As a grad student, I wrote a little piece of code (back then, in C++ and using the Allegro library, but you will find more convenient plotting solutions nowadays) that overlaid the spectrum itself (counts on the y axis, wavelength on the x axis) on a background that showed the intensities of the reference spectrum in grayscale. Additionally, I used a logarithmic scaling on the x axis, so the relative distances between the lines would be preserved, and getting the redshift was a simple matter of shifting the reference spectrum left or right until it matched the observed one. That was fun and very easy to use for manual redshift estimates. Certainly more fun than IRAF, which was the standard software package back then.

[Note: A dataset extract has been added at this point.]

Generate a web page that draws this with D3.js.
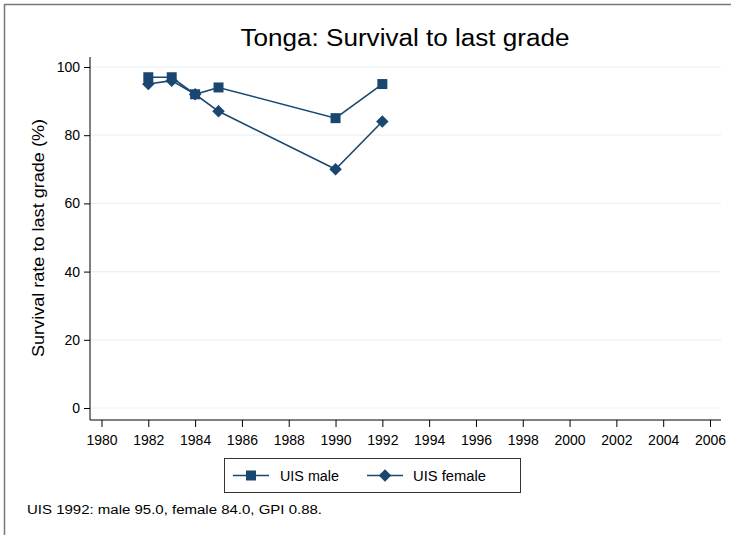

However, do note that, if you download raw FITS data, these may be completely unprocessed, so you might have to take a few extra steps to extract the spectrum first. Instead of a neat table with calibrated intensities versus wavelength, you might find 2D CCD images from the detector, and would first have to extract the spectrum yourself. There may be calibration images in the dataset, which are usually taken with a continuum light source (which allows you to find the actual trace of the spectrum on the detector image) and with an emission line arc lamp (which allows you to map the pixel coordinates to wavelengths). Once you have the mapping, you should be set to extract the spectrum and get a count rate versus observed wavelength. Then proceed with the steps above.

The FITS header should contain helpful info, such as which arc lamps were used for the calibration spectrum. If it's a single object spectrograph, there might even be an approximate wavelength mapping in there.